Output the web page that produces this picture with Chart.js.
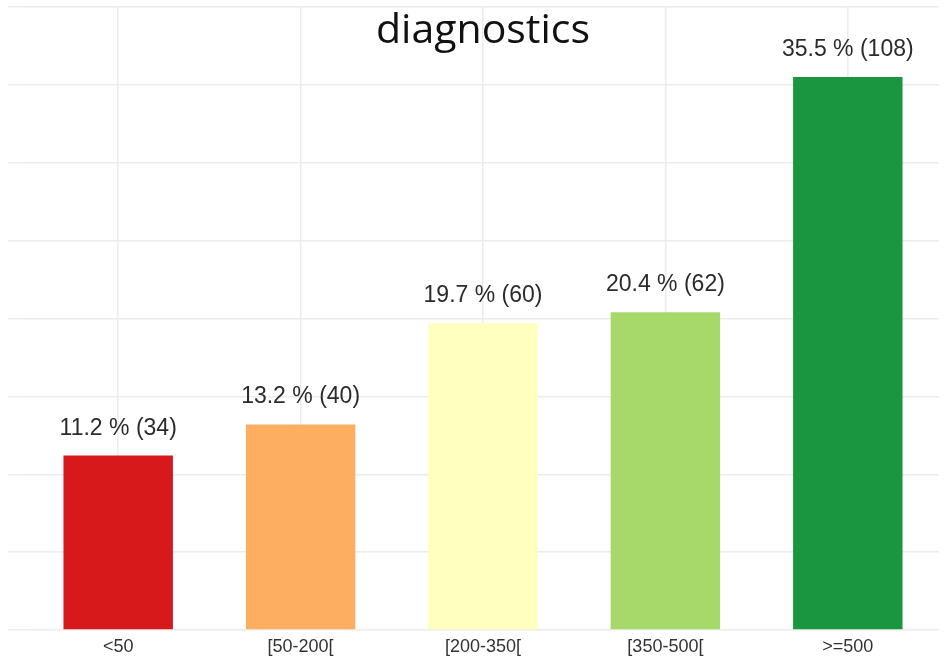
<!DOCTYPE html>
<html>
<head>
<meta charset="utf-8">
<script src="https://cdn.jsdelivr.net/npm/chart.js@4/dist/chart.umd.min.js"></script>
<style>
  html, body { margin: 0; padding: 0; background: #ffffff; }
  #wrap { width: 944px; height: 659px; }
</style>
</head>
<body>
<div id="wrap"><canvas id="c" width="944" height="659"></canvas></div>
<script>
// Share of diagnostics per class, with absolute counts
const categories = ['<50', '[50-200[', '[200-350[', '[350-500[', '>=500'];
const percentValues = [11.2, 13.2, 19.7, 20.4, 35.5];
const countValues = [34, 40, 60, 62, 108];
const barColors = ['#d7191c', '#fdae61', '#ffffbf', '#a6d96a', '#1a9641'];
const chartTitle = 'diagnostics';

const gridColor = '#ececec';

// Draws the "xx.x % (n)" label above every bar
const barLabels = {
  id: 'barLabels',
  afterDatasetsDraw(chart) {
    const ctx = chart.ctx;
    const meta = chart.getDatasetMeta(0);
    ctx.save();
    ctx.font = '23px "Liberation Sans", Arial, sans-serif';
    ctx.fillStyle = '#2b2b2b';
    ctx.textAlign = 'center';
    ctx.textBaseline = 'alphabetic';
    meta.data.forEach((bar, i) => {
      const txt = percentValues[i].toFixed(1) + ' % (' + countValues[i] + ')';
      ctx.fillText(txt, bar.x, bar.y - 21);
    });
    ctx.restore();
  }
};

// Title sits inside the plot area, over the grid
const innerTitle = {
  id: 'innerTitle',
  afterDraw(chart) {
    const ctx = chart.ctx;
    const area = chart.chartArea;
    ctx.save();
    ctx.font = '41px "Open Sans", sans-serif';
    ctx.fillStyle = '#111111';
    ctx.textAlign = 'center';
    ctx.textBaseline = 'alphabetic';
    ctx.fillText(chartTitle, (area.left + area.right) / 2, 43);
    ctx.restore();
  }
};

new Chart(document.getElementById('c'), {
  type: 'bar',
  data: {
    labels: categories,
    datasets: [{
      data: percentValues,
      backgroundColor: barColors,
      borderWidth: 0,
      categoryPercentage: 1.0,
      barPercentage: 0.6
    }]
  },
  options: {
    responsive: false,
    animation: false,
    layout: { padding: { top: 7, right: 5, left: 8, bottom: 0 } },
    plugins: {
      legend: { display: false },
      tooltip: { enabled: false },
      title: { display: false }
    },
    scales: {
      x: {
        offset: true,
        grid: { offset: false, color: gridColor, lineWidth: 1.5, drawTicks: false },
        border: { display: false },
        ticks: {
          color: '#333333',
          font: { family: '"Liberation Sans", Arial, sans-serif', size: 18 },
          padding: 6,
          maxRotation: 0
        },
        afterFit(scale) { scale.height = 29; }
      },
      y: {
        min: 0,
        max: 40,
        ticks: { display: false, stepSize: 5 },
        grid: { color: gridColor, lineWidth: 1.5, drawTicks: true, tickLength: 19 },
        border: { display: false },
        afterFit(scale) { scale.width = 19; }
      }
    }
  },
  plugins: [barLabels, innerTitle]
});
</script>
</body>
</html>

*Aim of the exercise*
Send back the data above word for word, with the pictures left out.

*Response to this task*
Output the web page that produces this picture with Chart.js.
<!DOCTYPE html>
<html>
<head>
<meta charset="utf-8">
<script src="https://cdn.jsdelivr.net/npm/chart.js@4/dist/chart.umd.min.js"></script>
<style>
  html, body { margin: 0; padding: 0; background: #ffffff; }
  #wrap { width: 944px; height: 659px; }
</style>
</head>
<body>
<div id="wrap"><canvas id="c" width="944" height="659"></canvas></div>
<script>
// Share of diagnostics per class, with absolute counts
const categories = ['<50', '[50-200[', '[200-350[', '[350-500[', '>=500'];
const percentValues = [11.2, 13.2, 19.7, 20.4, 35.5];
const countValues = [34, 40, 60, 62, 108];
const barColors = ['#d7191c', '#fdae61', '#ffffbf', '#a6d96a', '#1a9641'];
const chartTitle = 'diagnostics';

const gridColor = '#ececec';

// Draws the "xx.x % (n)" label above every bar
const barLabels = {
  id: 'barLabels',
  afterDatasetsDraw(chart) {
    const ctx = chart.ctx;
    const meta = chart.getDatasetMeta(0);
    ctx.save();
    ctx.font = '23px "Liberation Sans", Arial, sans-serif';
    ctx.fillStyle = '#2b2b2b';
    ctx.textAlign = 'center';
    ctx.textBaseline = 'alphabetic';
    meta.data.forEach((bar, i) => {
      const txt = percentValues[i].toFixed(1) + ' % (' + countValues[i] + ')';
      ctx.fillText(txt, bar.x, bar.y - 21);
    });
    ctx.restore();
  }
};

// Title sits inside the plot area, over the grid
const innerTitle = {
  id: 'innerTitle',
  afterDraw(chart) {
    const ctx = chart.ctx;
    const area = chart.chartArea;
    ctx.save();
    ctx.font = '41px "Open Sans", sans-serif';
    ctx.fillStyle = '#111111';
    ctx.textAlign = 'center';
    ctx.textBaseline = 'alphabetic';
    ctx.fillText(chartTitle, (area.left + area.right) / 2, 43);
    ctx.restore();
  }
};

new Chart(document.getElementById('c'), {
  type: 'bar',
  data: {
    labels: categories,
    datasets: [{
      data: percentValues,
      backgroundColor: barColors,
      borderWidth: 0,
      categoryPercentage: 1.0,
      barPercentage: 0.6
    }]
  },
  options: {
    responsive: false,
    animation: false,
    layout: { padding: { top: 7, right: 5, left: 8, bottom: 0 } },
    plugins: {
      legend: { display: false },
      tooltip: { enabled: false },
      title: { display: false }
    },
    scales: {
      x: {
        offset: true,
        grid: { offset: false, color: gridColor, lineWidth: 1.5, drawTicks: false },
        border: { display: false },
        ticks: {
          color: '#333333',
          font: { family: '"Liberation Sans", Arial, sans-serif', size: 18 },
          padding: 6,
          maxRotation: 0
        },
        afterFit(scale) { scale.height = 29; }
      },
      y: {
        min: 0,
        max: 40,
        ticks: { display: false, stepSize: 5 },
        grid: { color: gridColor, lineWidth: 1.5, drawTicks: true, tickLength: 19 },
        border: { display: false },
        afterFit(scale) { scale.width = 19; }
      }
    }
  },
  plugins: [barLabels, innerTitle]
});
</script>
</body>
</html>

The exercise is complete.